KUALA LUMPUR: Strong public infrastructure spending in Malaysia and Hong Kong will ensure more broad-based economic growth than other trade-dependent economies, says Moody’s Investors Service.
“In the event that solid external demand persists and ongoing government infrastructure spending supports a further wave of investment by private businesses, that could mean that growth there slows less in 2018 than we currently expect,” Moody’s said in its latest report today.
Global demand has picked up since late last year and that has buoyed Asia Pacific's trade-reliant economies, but that faster export growth has yet to feed into a more sustainable acceleration in output growth.
Support to sovereign credit profiles will be strongest where the export upturn combines with structural reforms and investment in infrastructure, it said.
“The world's biggest economies are recovering at the same time, giving a boost to trade.
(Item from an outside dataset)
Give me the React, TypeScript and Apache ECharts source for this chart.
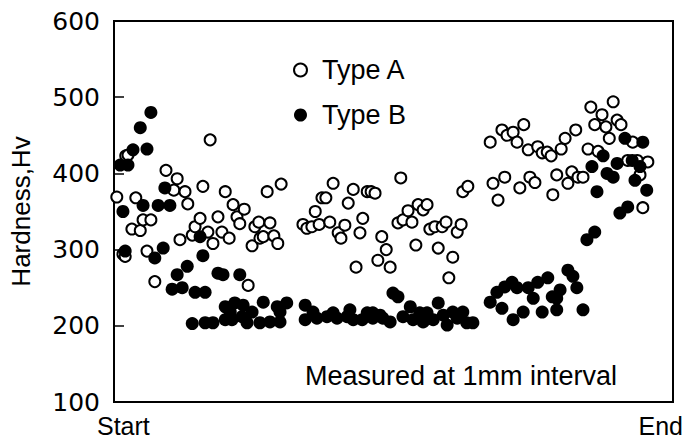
import React, { useEffect, useRef } from "react";
import * as echarts from "echarts";

// Type A: open circles  [position (0 = Start, 100 = End), hardness Hv]
const typeA: number[][] = [
  [0.5, 369], [1.6, 294], [2.0, 291], [2.1, 423], [2.5, 424], [3.2, 327], [3.9, 368], [4.7, 325],
  [5.2, 339], [5.9, 298], [6.6, 339], [7.3, 258], [9.3, 404], [10.7, 378], [11.3, 393], [11.8, 313],
  [12.7, 376], [13.2, 360], [14.0, 319], [14.5, 330], [15.4, 341], [15.9, 383], [16.8, 323], [17.2, 444],
  [17.7, 308], [18.6, 343], [19.3, 323], [19.9, 376], [20.6, 315], [21.3, 359], [22.0, 343], [22.5, 334],
  [23.3, 353], [24.0, 253], [24.7, 305], [25.2, 330], [25.9, 336], [26.1, 315], [26.7, 317], [27.4, 376],
  [27.9, 335], [28.6, 318], [29.3, 308], [29.9, 386],
  [33.8, 333], [34.5, 328], [35.4, 330], [36.0, 350], [36.7, 333], [37.2, 368], [37.9, 368], [38.6, 336],
  [39.2, 387], [40.1, 322], [40.6, 315], [41.3, 332], [41.9, 361], [42.8, 379], [43.3, 277], [44.0, 322],
  [44.5, 341], [45.3, 376], [46.0, 376], [46.7, 374], [47.2, 286], [47.9, 317], [48.7, 300], [49.4, 277],
  [50.8, 335], [51.3, 394], [51.7, 339], [52.6, 351], [53.3, 336], [54.0, 306], [54.4, 359], [55.3, 352],
  [56.0, 359], [56.5, 327], [57.4, 330], [58.0, 302], [58.7, 330], [59.4, 336], [59.9, 263], [60.6, 290],
  [61.4, 323], [62.1, 333], [62.4, 376], [63.3, 383],
  [67.3, 441], [67.8, 387], [68.7, 365], [69.4, 457], [69.9, 395], [70.3, 450], [71.4, 454], [72.1, 441],
  [72.6, 381], [73.3, 464], [74.1, 431], [74.4, 395], [75.3, 388], [75.8, 435], [76.6, 427], [77.5, 428],
  [78.2, 423], [78.5, 372], [79.2, 398], [80.0, 432], [80.7, 446], [81.2, 387], [81.9, 402], [82.6, 457],
  [83.0, 395], [83.9, 395], [84.8, 432], [85.3, 487], [86.0, 464], [86.6, 429], [87.3, 477], [88.0, 461],
  [88.6, 446], [89.3, 494], [90.0, 470], [90.7, 464], [91.9, 417], [92.8, 441], [93.6, 417], [94.1, 398],
  [94.6, 355], [95.5, 415],
];

// Type B: filled circles
const typeB: number[][] = [
  [1.1, 411], [2.5, 411], [3.4, 431], [4.7, 460], [5.9, 432], [6.6, 480],
  [1.6, 350], [5.2, 358], [7.9, 358], [10.0, 358], [9.1, 381],
  [2.0, 298], [7.3, 289], [8.8, 302],
  [13.1, 278], [15.4, 317], [15.9, 292], [11.3, 267], [10.4, 248], [12.2, 250], [14.5, 244], [16.3, 244],
  [18.6, 269], [19.5, 267], [22.5, 267],
  [19.9, 225], [21.6, 230], [23.1, 227], [26.7, 231], [29.2, 225], [30.9, 230], [34.2, 227], [39.2, 217],
  [42.2, 221], [46.3, 217], [53.0, 225], [56.0, 217], [58.0, 230], [62.4, 218],
  [20.8, 218], [24.7, 218], [29.7, 218], [35.6, 218], [45.3, 217], [47.6, 214], [54.7, 217], [60.6, 218],
  [14.0, 203], [16.3, 204], [17.7, 204], [19.9, 208], [21.1, 208], [22.9, 212], [23.8, 204], [26.1, 204],
  [27.9, 205], [29.7, 205], [34.2, 208], [36.3, 210], [38.1, 212], [39.9, 210], [41.7, 212], [42.8, 208],
  [44.4, 208], [46.3, 210], [48.1, 210], [49.4, 205], [51.7, 212], [53.5, 208], [55.3, 205], [57.1, 208],
  [58.9, 214], [59.6, 201], [61.4, 210], [63.1, 204], [64.2, 204],
  [49.9, 243], [50.8, 238],
  [67.3, 231], [68.5, 244], [69.4, 223], [69.9, 251], [71.2, 257], [71.4, 208], [72.1, 250], [73.2, 218],
  [74.1, 250], [75.0, 236], [75.8, 257], [76.6, 218], [77.6, 263], [78.4, 238], [79.2, 221], [79.2, 236],
  [79.8, 247], [81.2, 273], [82.1, 265], [82.8, 250], [83.9, 221],
  [84.6, 313], [86.0, 323], [86.4, 376], [85.5, 409], [87.5, 423], [88.2, 400], [89.3, 395], [90.0, 413],
  [91.4, 446], [90.5, 348], [91.9, 356], [92.7, 417], [93.2, 391], [94.1, 409], [94.6, 441], [95.3, 378],
];

const seriesNames = ["Type A", "Type B"];
const yMin = 100;
const yMax = 600;
const yStep = 100;
const xEndLabels = ["Start", "End"];
const yAxisName = "Hardness,Hv";
const noteText = "Measured at 1mm interval";

const TEXT_FONT = "Liberation Sans, Arial, Helvetica, sans-serif";
const NUM_FONT = "DejaVu Sans, Verdana, sans-serif";

export default function App() {
  const ref = useRef<HTMLDivElement>(null);

  useEffect(() => {
    if (!ref.current) return;
    const chart = echarts.init(ref.current, null, { renderer: "svg" });
    chart.setOption({
      animation: false,
      backgroundColor: "#fff",
      grid: {
        left: 114,
        right: 20,
        top: 21,
        bottom: 41,
        show: true,
        borderColor: "#000",
        borderWidth: 2,
        backgroundColor: "transparent",
      },
      legend: {
        orient: "vertical",
        left: 288,
        top: 50,
        itemWidth: 13,
        itemHeight: 13,
        itemGap: 15,
        textStyle: {
          fontFamily: TEXT_FONT,
          fontSize: 27,
          color: "#000",
          lineHeight: 30,
          padding: [0, 0, 0, 10],
        },
        data: seriesNames,
      },
      xAxis: {
        type: "value",
        min: 0,
        max: 100,
        axisLine: { show: true, lineStyle: { color: "#000", width: 2 } },
        axisTick: { show: false },
        axisLabel: { show: false },
        splitLine: { show: false },
      },
      yAxis: {
        type: "value",
        min: yMin,
        max: yMax,
        interval: yStep,
        name: yAxisName,
        nameLocation: "middle",
        nameRotate: 90,
        nameGap: 80,
        nameTextStyle: { fontFamily: TEXT_FONT, fontSize: 26, color: "#000" },
        axisLine: { show: true, lineStyle: { color: "#000", width: 2 } },
        axisTick: { show: true, inside: true, length: 10, lineStyle: { color: "#000", width: 1.5 } },
        axisLabel: { fontFamily: NUM_FONT, fontSize: 25, color: "#000", margin: 14 },
        splitLine: { show: false },
      },
      series: [
        {
          name: seriesNames[0],
          type: "scatter",
          data: typeA,
          symbol: "circle",
          symbolSize: 11,
          itemStyle: { color: "#fff", borderColor: "#000", borderWidth: 2, opacity: 1 },
          z: 2,
        },
        {
          name: seriesNames[1],
          type: "scatter",
          data: typeB,
          symbol: "circle",
          symbolSize: 13,
          itemStyle: { color: "#000", borderColor: "#000", borderWidth: 0, opacity: 1 },
          z: 3,
        },
      ],
      graphic: [
        {
          type: "text",
          left: 97,
          top: 413,
          style: { text: xEndLabels[0], font: `25px ${TEXT_FONT}`, fill: "#000" },
        },
        {
          type: "text",
          right: 10,
          top: 413,
          style: { text: xEndLabels[1], font: `25px ${TEXT_FONT}`, fill: "#000" },
        },
        {
          type: "text",
          left: 305,
          top: 362,
          style: { text: noteText, font: `27px ${TEXT_FONT}`, fill: "#000" },
        },
      ],
    });
    return () => chart.dispose();
  }, []);

  return (
    <div
      ref={ref}
      style={{ position: "fixed", left: 0, top: 0, width: 693, height: 443, background: "#fff" }}
    />
  );
}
Among them, China and Japan have been contributing to the global pickup, supporting regional demand.”
Some of those Asian economies that do not benefit from the pickup in global demand, such as Thailand might end up depending on additional fiscal stimulus to support their economies.
It noted that trends in gross fixed capital formation have differed markedly among the region's trade-dependent economies.
“Some businesses have started to invest in new or replacement equipment and facilities, while others are still using existing idle capacity to meet increased demand.”
On the back of signs that global growth is likely to remain robust through 2018, Moody's has raised its GDP forecasts for a number of Asia Pacific economies.
“If solid external demand and robust domestic conditions combined to sustain business investment, that would further boost the medium-term growth outlook for the economies in question,” the firm said.